Friday, December 9, 2011

You can be cool and save the Earth

There are easy little things we can do to help protect this green planet. Not using garburator ( is one such thing. Another great easy thing to do is cold water laundering.


According to Carbon Conscious Consumers, a US climate campaign body, 90% of energy used in washing laundry is used to heat the water.

Pushing cold/cold when you start the washing machine, instead of hot/warm, saves you carbon footprints equivalent to 9 miles of driving. This might not sound too impressive. Let me give you additional figures.

A standard American household washes 392 loads of laundry every year. Let’s round it to 400. 9 miles multiplied by 400 times of washing... means you can reduce carbon footprint by the amount of 3600 miles of driving.

On average, people drive around 12 to 15,000 miles per year. Using cold water in washing alone is equivalent to three to four months of “no driving.” Anyway, I don’t drive really. I use public transportation, and use Zipcar only when I really need it. For people like me, I should give some other comparable measure.
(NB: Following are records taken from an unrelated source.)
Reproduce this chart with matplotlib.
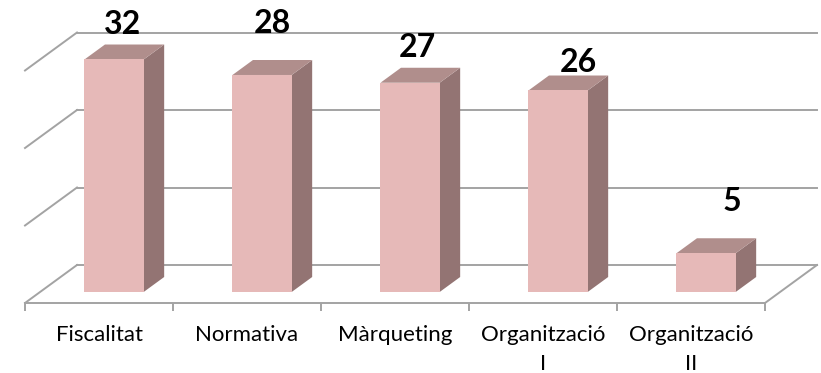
import matplotlib
matplotlib.use("Agg")
import matplotlib.pyplot as plt
from matplotlib.patches import Polygon

# Data
categories = ["Fiscalitat", "Normativa", "Màrqueting", "Organització\nI", "Organització\nII"]
values = [32, 28, 27, 26, 5]
gridline_values = [0, 10, 20, 30]
axis_max = 30

# Layout / style
label_offsets = [(-1.5, 19.5), (0, 32), (-2, 20), (7, 15), (11.5, 32)]  # points
face_front = "#E6B9B8"
face_top = "#B08E8C"
face_side = "#937473"
grid_color = "#A3A3A3"

W, H = 821, 373
PX_CAT = 148.0      # pixels per category
PX_VAL = 7.75       # pixels per value unit
X0_PX, Y0_PX = 25.0, 303.0
DX = 52.0 / PX_CAT  # oblique depth shift (category units)
DY = 38.0 / PX_VAL  # oblique depth shift (value units)

fig = plt.figure(figsize=(W / 100, H / 100), dpi=100)
ax = fig.add_axes([0, 0, 1, 1])
ax.set_xlim(-X0_PX / PX_CAT, (W - X0_PX) / PX_CAT)
ax.set_ylim(-(H - Y0_PX) / PX_VAL, Y0_PX / PX_VAL)
ax.set_facecolor("white")
for s in ["top", "right", "left"]:
    ax.spines[s].set_visible(False)


def proj(x, v, d):
    return (x + d * DX, v + d * DY)


n = len(categories)

# Back wall gridlines and left wall diagonals
for g in gridline_values:
    a = proj(0, g, 1)
    b = proj(n, g, 1)
    ax.plot([a[0], b[0]], [a[1], b[1]], color=grid_color, lw=1.4, zorder=1)
    c = proj(0, g, 0)
    ax.plot([c[0], a[0]], [c[1], a[1]], color=grid_color, lw=1.4, zorder=1)

# Floor right edge
a = proj(n, 0, 0)
b = proj(n, 0, 1)
ax.plot([a[0], b[0]], [a[1], b[1]], color=grid_color, lw=1.4, zorder=1)

# Front floor line as the category axis
ax.spines["bottom"].set_position(("data", 0))
ax.spines["bottom"].set_bounds(0, n)
ax.spines["bottom"].set_color(grid_color)
ax.spines["bottom"].set_linewidth(1.4)
ax.set_yticks([])
ax.set_xticks(range(n + 1))
ax.set_xticklabels([])
ax.tick_params(axis="x", which="major", direction="out", length=5.8,
               width=1.4, color=grid_color)
ax.set_xticks([i + 0.5 for i in range(n)], minor=True)
ax.set_xticklabels(categories, minor=True, fontfamily="Lato", fontsize=16,
                   color="black", linespacing=1.55)
ax.tick_params(axis="x", which="minor", length=0, pad=16)

# 3D bars
w = 0.4
d0, d1 = 0.29, 0.684
for i, v in enumerate(values):
    h = min(v, axis_max)
    x0 = i + 0.5 - w / 2
    x1 = x0 + w
    front = [proj(x0, 0, d0), proj(x1, 0, d0), proj(x1, h, d0), proj(x0, h, d0)]
    top = [proj(x0, h, d0), proj(x1, h, d0), proj(x1, h, d1), proj(x0, h, d1)]
    side = [proj(x1, 0, d0), proj(x1, 0, d1), proj(x1, h, d1), proj(x1, h, d0)]
    ax.add_patch(Polygon(side, closed=True, facecolor=face_side, edgecolor="none", zorder=3))
    ax.add_patch(Polygon(top, closed=True, facecolor=face_top, edgecolor="none", zorder=3))
    ax.add_patch(Polygon(front, closed=True, facecolor=face_front, edgecolor="none", zorder=4))
    dm = (d0 + d1) / 2
    anchor = proj(i + 0.5, h, dm)
    ax.annotate(str(v), xy=anchor, xytext=label_offsets[i], textcoords="offset points",
                ha="center", va="center", fontsize=23, fontweight="bold",
                fontfamily="Lato", color="black", zorder=5)

fig.savefig("out.png", dpi=100, facecolor="white")
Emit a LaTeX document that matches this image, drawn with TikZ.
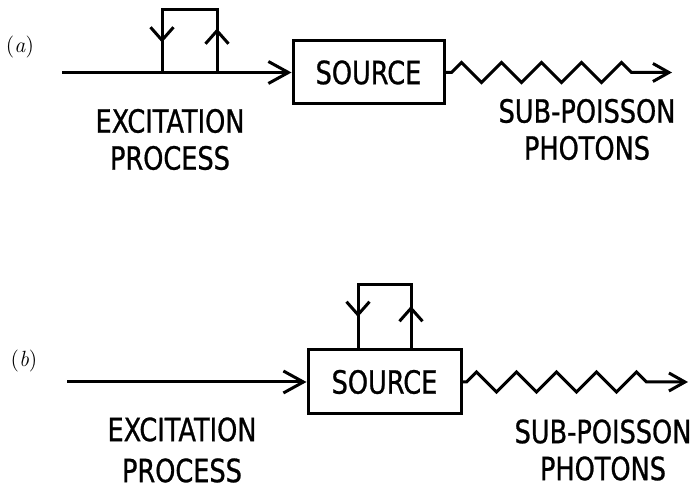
\documentclass[tikz,border=0pt]{standalone}
\usepackage{fontspec}
\usetikzlibrary{arrows.meta,decorations.pathmorphing,decorations.markings}
\newfontfamily\plotter[FakeStretch=0.8,FakeBold=0.8]{DejaVu Sans}
\tikzset{
  wire/.style={line width=1.5pt,draw=black},
  flow/.style={wire,-{Straight Barb[length=10pt,width=11pt]}},
  block/.style={draw=black,line width=1.5pt,inner sep=0pt,font=\plotter\fontsize{16pt}{18pt}\selectfont},
  caption/.style={align=center,inner sep=0pt,font=\plotter\fontsize{16pt}{18.5pt}\selectfont},
  panel/.style={inner sep=0pt,font=\fontsize{11pt}{13pt}\selectfont},
  photon/.style={wire,-{Straight Barb[length=8pt,width=9pt]},decorate,
    decoration={zigzag,segment length=20pt,amplitude=5pt,pre length=#1,post length=11pt}},
  loop/.style={wire,postaction={decorate},decoration={markings,
    mark=at position 22pt with {\arrow{Straight Barb[length=6.5pt,width=11.5pt]}},
    mark=at position 75pt with {\arrow{Straight Barb[length=6.5pt,width=11.5pt]}}}}
}
\begin{document}
\begin{tikzpicture}[x=0.5pt,y=0.5pt]
  \useasboundingbox (0,0) rectangle (692,487);
  % (a) feedback on the excitation
  \node[panel] (lblA) at (20,440) {(\textit{a})};
  \node[block,minimum width=75.5pt,minimum height=31.5pt] (srcA) at (368.5,414.5) {SOURCE};
  \coordinate (inA) at (62,414.5);
  \coordinate (tapA) at (162,414.5);
  \coordinate (retA) at (217,414.5);
  \coordinate (outA) at (672,414.5);
  \draw[flow] (inA) -- (srcA.west);
  \draw[loop] (retA) -- ++(0,62.5) -| (tapA);
  \draw[photon=3pt] (srcA.east) -- (outA);
  \node[caption] (excA) at (170,347.5) {EXCITATION\\PROCESS};
  \node[caption] (subA) at (587,357.5) {SUB-POISSON\\PHOTONS};
  % (b) feedback on the source
  \node[panel] (lblB) at (24,126) {(\textit{b})};
  \node[block,minimum width=76.5pt,minimum height=32pt] (srcB) at (384.5,105) {SOURCE};
  \coordinate (inB) at (67,105);
  \coordinate (tapB) at (358,137);
  \coordinate (retB) at (411,137);
  \coordinate (outB) at (688,105);
  \draw[flow] (inB) -- (srcB.west);
  \draw[loop] (retB) -- ++(0,65) -| (tapB);
  \draw[photon=2pt] (srcB.east) -- (outB);
  \node[caption] (excB) at (182,37) {EXCITATION\\[2pt]PROCESS};
  \node[caption] (subB) at (603,37) {SUB-POISSON\\PHOTONS};
\end{tikzpicture}
\end{document}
4 ounces of beef produces green house gases equivalent to 6.6 miles of driving. This means, 9 miles of driving will be equivalent to about 5.5 ounces of beef. This is a lot for me or for my wife, as an amount of beef to be consumed in one meal. Even for average people, a hamburger usually comes with a 4-oz beef patty. Again, 9 miles of driving is not to be taken as too little. However, I do not eat meat on Mondays because I am on the campaign of Meatless Monday anyway. Let’s use some other measure, then.
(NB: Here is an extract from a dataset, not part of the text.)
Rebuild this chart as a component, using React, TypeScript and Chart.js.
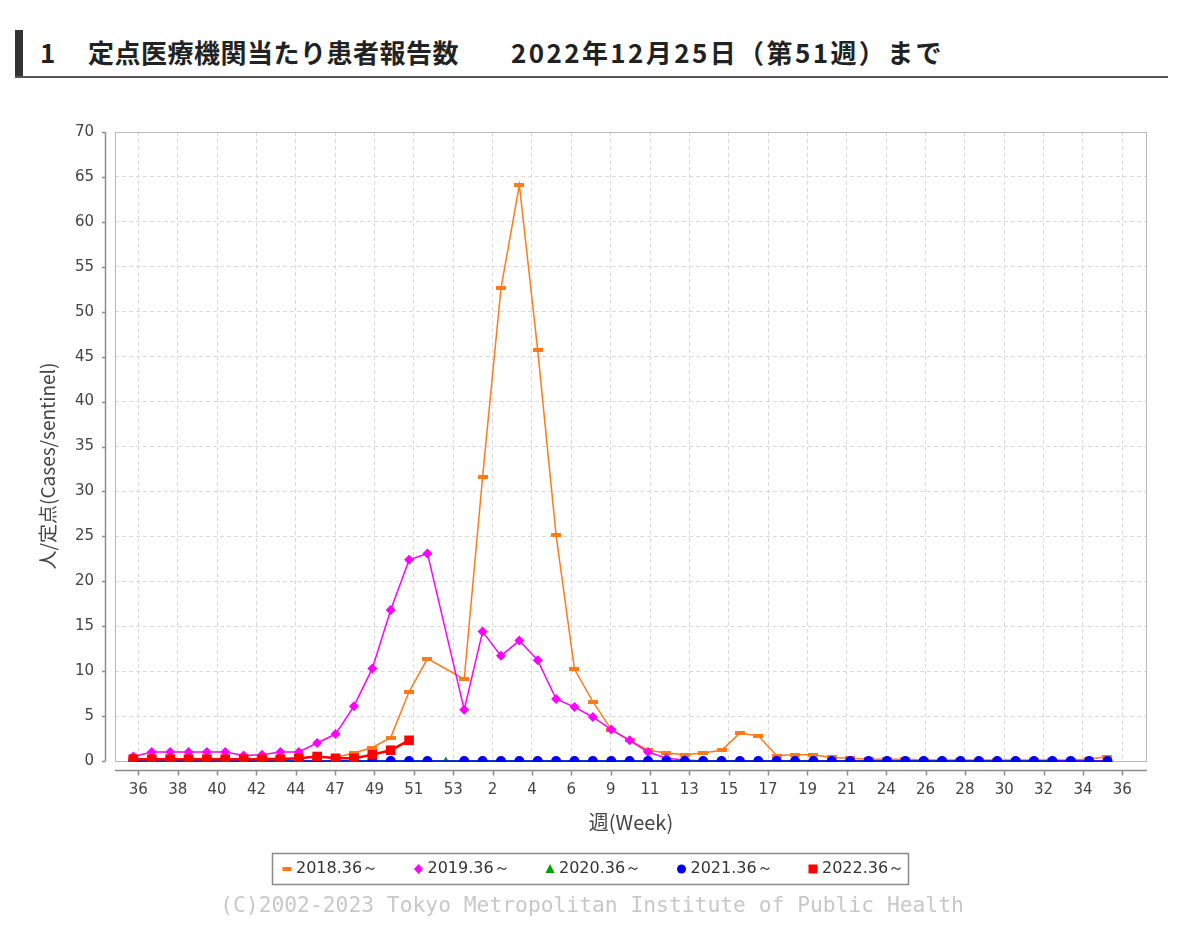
import React, { useEffect, useRef } from "react";
import { Chart, registerables } from "chart.js";

Chart.register(...registerables);

// ---- data ----
const weekTickLabels = [
  "36", "38", "40", "42", "44", "47", "49", "51", "53", "2", "4", "6", "9",
  "11", "13", "15", "17", "19", "21", "24", "26", "28", "30", "32", "34", "36",
];
const seasonLabels = ["2018.36～", "2019.36～", "2020.36～", "2021.36～", "2022.36～"];

// index 0 = week 36, 17 = week 53, 18 = week 1 ...
const rate2018 = [
  0.2, 0.2, 0.2, 0.2, 0.2, 0.2, 0.2, 0.3, 0.3, 0.3,
  0.5, 0.4, 0.9, 1.5, 2.6, 7.7, 11.4, null,
  9.1, 31.6, 52.6, 64.1, 45.7, 25.1, 10.2, 6.6, 3.5, 2.3,
  1.2, 0.9, 0.7, 0.9, 1.2, 3.1, 2.8, 0.6, 0.7, 0.7,
  0.4, 0.3, 0.2, 0.2, 0.2, 0.1, 0.1, 0.1, 0.1, 0.1,
  0.1, 0.1, 0.1, 0.1, 0.2, 0.5,
];
const rate2019 = [
  0.5, 1.0, 1.0, 1.0, 1.0, 1.0, 0.6, 0.7, 1.0, 1.0,
  2.0, 3.0, 6.1, 10.3, 16.8, 22.4, 23.1, null,
  5.7, 14.4, 11.7, 13.4, 11.2, 6.9, 6.0, 4.9, 3.5, 2.3,
  1.0, 0.3, 0.1, 0, 0, 0, 0, 0, 0, 0,
  0, 0, 0, 0, 0, 0, 0, 0, 0, 0,
  0, 0, 0, 0, 0, 0,
];
const rate2020 = [
  0, 0, 0, 0, 0, 0, 0, 0, 0, 0,
  0, 0, 0, 0, 0, 0, 0, 0,
  0, 0, 0, 0, 0, 0, 0, 0, 0, 0,
  0, 0, 0, 0, 0, 0, 0, 0, 0, 0,
  0, 0, 0, 0, 0, 0, 0, 0, 0, 0,
  0, 0, 0,
];
const rate2021 = [
  0, 0, 0, 0, 0, 0, 0, 0, 0, 0,
  0, 0, 0, 0, 0, 0, 0, null,
  0, 0, 0, 0, 0, 0, 0, 0, 0, 0,
  0, 0, 0, 0, 0, 0, 0, 0, 0, 0,
  0, 0, 0, 0, 0, 0, 0, 0, 0, 0,
  0, 0, 0, 0, 0, 0,
];
const rate2022 = [
  0.2, 0.2, 0.2, 0.2, 0.2, 0.2, 0.2, 0.2, 0.2, 0.3,
  0.5, 0.3, 0.3, 0.7, 1.2, 2.3,
];
const seasonColors = ["#FF7A1A", "#FF00FF", "#00A000", "#0000FF", "#FF0000"];

// ---- layout constants ----
const X_MIN = -1;
const X_MAX = 55.15;
const X_FIRST_TICK = 0.27;
const X_TICK_STEP = 2.1415;

const TICK_FONT = '"DejaVu Sans", sans-serif';
const JP_FONT = '"Noto Sans CJK JP", sans-serif';

const toPoints = (arr: (number | null)[]) => arr.map((v, i) => ({ x: i, y: v }));

const framePlugin = {
  id: "frame",
  beforeDatasetsDraw(chart: any) {
    const { ctx, chartArea: a } = chart;
    ctx.save();
    ctx.strokeStyle = "#b8b8b8";
    ctx.lineWidth = 1;
    ctx.strokeRect(a.left + 0.5, a.top + 0.5, a.right - a.left - 1, a.bottom - a.top);
    ctx.restore();
  },
  afterDraw(chart: any) {
    const { ctx, chartArea: a, scales } = chart;
    const xs = scales.x;
    const ys = scales.y;
    ctx.save();
    // offset axis lines
    ctx.strokeStyle = "#8c8c8c";
    ctx.lineWidth = 1.5;
    ctx.beginPath();
    const ax = a.left - 9.5;
    ctx.moveTo(ax, a.top);
    ctx.lineTo(ax, a.bottom);
    ys.ticks.forEach((t: any) => {
      const y = Math.round(ys.getPixelForValue(t.value)) + 0.5;
      ctx.moveTo(ax - 3.5, y);
      ctx.lineTo(ax, y);
    });
    const ay = a.bottom + 9.5;
    ctx.moveTo(a.left, ay);
    ctx.lineTo(a.right, ay);
    xs.ticks.forEach((t: any) => {
      const x = Math.round(xs.getPixelForValue(t.value)) + 0.5;
      ctx.moveTo(x, ay);
      ctx.lineTo(x, ay + 5);
    });
    ctx.stroke();

    // y-axis title
    ctx.save();
    ctx.translate(48, 466);
    ctx.rotate(-Math.PI / 2);
    ctx.fillStyle = "#444";
    ctx.font = `19px ${JP_FONT}`;
    ctx.textAlign = "center";
    ctx.textBaseline = "middle";
    ctx.fillText("人/定点(Cases/sentinel)", 0, 0);
    ctx.restore();

    // legend
    const lx = 272, ly = 853, lw = 636, lh = 31;
    ctx.strokeStyle = "#8a8a8a";
    ctx.lineWidth = 1.5;
    ctx.strokeRect(lx + 0.5, ly + 0.5, lw, lh);
    const cy = ly + lh / 2 + 0.5;
    ctx.font = `16px ${TICK_FONT}`;
    ctx.textBaseline = "middle";
    ctx.textAlign = "left";
    chart.data.datasets.forEach((ds: any, i: number) => {
      const cx = 287 + i * 131.5;
      const col = ds.borderColor;
      ctx.fillStyle = col;
      ctx.beginPath();
      if (i === 0) {
        ctx.rect(cx - 4.5, cy - 2, 9, 4);
      } else if (i === 1) {
        ctx.moveTo(cx, cy - 5);
        ctx.lineTo(cx + 4.5, cy);
        ctx.lineTo(cx, cy + 5);
        ctx.lineTo(cx - 4.5, cy);
        ctx.closePath();
      } else if (i === 2) {
        ctx.moveTo(cx, cy - 5);
        ctx.lineTo(cx + 4.5, cy + 4);
        ctx.lineTo(cx - 4.5, cy + 4);
        ctx.closePath();
      } else if (i === 3) {
        ctx.arc(cx, cy, 4.5, 0, Math.PI * 2);
      } else {
        ctx.rect(cx - 4.5, cy - 4.5, 9, 9);
      }
      ctx.fill();
      ctx.fillStyle = "#333";
      ctx.fillText(ds.label, cx + 9, cy);
    });

    // copyright
    ctx.font = `21.3px "DejaVu Sans Mono", monospace`;
    ctx.fillStyle = "#c8c8c8";
    ctx.textAlign = "center";
    ctx.fillText("(C)2002-2023 Tokyo Metropolitan Institute of Public Health", 592, 906);
    ctx.restore();
  },
};

export default function App() {
  const ref = useRef<HTMLCanvasElement>(null);

  useEffect(() => {
    if (!ref.current) return;
    const dash = document.createElement("canvas");
    dash.width = 10;
    dash.height = 4;
    const g = dash.getContext("2d")!;
    g.fillStyle = seasonColors[0];
    g.fillRect(0, 0, 10, 4);

    const series = [rate2018, rate2019, rate2020, rate2021, rate2022];
    const styles: any[] = [dash, "rectRot", "triangle", "circle", "rect"];
    const radii = [5, 5, 4.5, 5, 6.8];
    const widths = [1.5, 1.5, 1.5, 1.5, 2.5];

    const chart = new Chart(ref.current, {
      type: "line",
      data: {
        datasets: series.map((s, i) => ({
          label: seasonLabels[i],
          data: toPoints(s),
          borderColor: seasonColors[i],
          backgroundColor: seasonColors[i],
          pointBackgroundColor: seasonColors[i],
          pointBorderColor: seasonColors[i],
          pointBorderWidth: 0,
          pointStyle: styles[i],
          pointRadius: radii[i],
          borderWidth: widths[i],
          spanGaps: true,
          tension: 0,
          clip: { left: 0, top: 0, right: 0, bottom: 1 },
          order: 5 - i,
        })),
      },
      options: {
        animation: false,
        responsive: false,
        events: [],
        layout: { padding: { top: 132, right: 53, left: 0, bottom: 94 } },
        plugins: {
          legend: { display: false },
          tooltip: { enabled: false },
        },
        scales: {
          x: {
            type: "linear",
            min: X_MIN,
            max: X_MAX,
            afterBuildTicks: (s: any) => {
              s.ticks = weekTickLabels.map((_, k) => ({ value: X_FIRST_TICK + k * X_TICK_STEP }));
            },
            afterFit: (s: any) => {
              s.height = 75;
            },
            grid: { color: "#dadada", lineWidth: 1, drawTicks: false },
            border: { display: false, dash: [4, 3] },
            ticks: {
              autoSkip: false,
              maxRotation: 0,
              minRotation: 0,
              padding: 20,
              color: "#444",
              font: { family: TICK_FONT, size: 15 },
              callback: (_v: any, i: number) => weekTickLabels[i] ?? "",
            },
            title: {
              display: true,
              text: "週(Week)",
              color: "#444",
              font: { family: JP_FONT, size: 20 },
              padding: { top: 0, bottom: 2 },
            },
          },
          y: {
            min: 0,
            max: 70,
            afterFit: (s: any) => {
              s.width = 115;
            },
            grid: { color: "#dadada", lineWidth: 1, drawTicks: false },
            border: { display: false, dash: [4, 3] },
            ticks: {
              stepSize: 5,
              padding: 21,
              color: "#444",
              font: { family: TICK_FONT, size: 15 },
            },
          },
        },
      },
      plugins: [framePlugin],
    } as any);
    return () => chart.destroy();
  }, []);

  const titleFont: React.CSSProperties = {
    position: "absolute",
    top: 39,
    fontFamily: JP_FONT,
    fontWeight: 700,
    fontSize: 26,
    lineHeight: "26px",
    color: "#222",
    whiteSpace: "pre",
  };

  return (
    <div style={{ position: "absolute", left: 0, top: 0, width: 1200, height: 930, background: "#fff" }}>
      <div style={{ position: "absolute", left: 15, top: 30, width: 8, height: 48, background: "#333" }} />
      <div style={{ position: "absolute", left: 15, top: 76, width: 1153, height: 2, background: "#555" }} />
      <span style={{ ...titleFont, left: 40 }}>1</span>
      <span style={{ ...titleFont, left: 88, letterSpacing: 0.5 }}>定点医療機関当たり患者報告数</span>
      <span style={{ ...titleFont, left: 511, letterSpacing: 2.4 }}>2022年12月25日（第51週）まで</span>
      <canvas ref={ref} width={1200} height={930} style={{ position: "absolute", left: 0, top: 0 }} />
    </div>
  );
}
An average household in San Diego, California, emits about 11.5 thousand pounds of CO2 per year. (I used my old address in San Diego because the site wouldn’t accept a Canadian zip code.) Following this number, 9 miles of driving is equivalent to 6 hours of total abstention of energy use in home! In other words, if you use cold water to wash your clothes than hot and warm water, you can live for 6 hours, consuming the normal amount of energy, at the rate of an average American, the number one ranking citizens in terms of per capita energy use!

Still don’t get it? Now I will use a measure everyone can understand very quickly – dollar amount. If you wash 80% of your laundry in cold water, you can save $60 per year. (Of course this depends on your area. I think it will be something like $100 in San Diego.)

In addition to the environmental benefits, using cold water is better for the fabric. Furthermore, some dirt, notably protein-based dirt like blood or egg, will not go away if you wash them with hot water. Use cold water.


However, there is one caveat in this great advice. Cold water is not as effective as hot water in killing viruses and bacteria. Use hot water for heavily soiled clothes and other clothes that require extra attention in terms of hygiene.


I believe you now understand the benefits of cold water laundering well enough. To make life easier, I will make bullet points to remember for cold water laundering.

- Wash your laundry in cold water whenever possible.
- Pre-soaking or pre-treating enhances the efficiency of washing greatly. For example, I carry this pen-type detergent <show it> wherever possible, so that I can do a first-aid type of treatment when I spill some spaghetti on my Ferragamo tie. This same pen can also be used to pre-treat heavily soiled laundry items, before you put them into the washing machine. Just soaking your laundry in cold water for half an hour can help the washing
Use specific detergents that say “cold water.”
Do not underload or overload your washing machine. Washing with full loads help you save energy.
Front-loading washing machines use less water. Use them.

I will repeat and summarize once more: 1) use cold water whenever possible, 2) pre-treat or pre-soak laundry before washing, 3) use specialized detergents, 4) wash with full loads, and 5) use front-loading washing machine.

This is a small and easy thing to do, but you can save the planet and feel great. Also, you can save some money as well.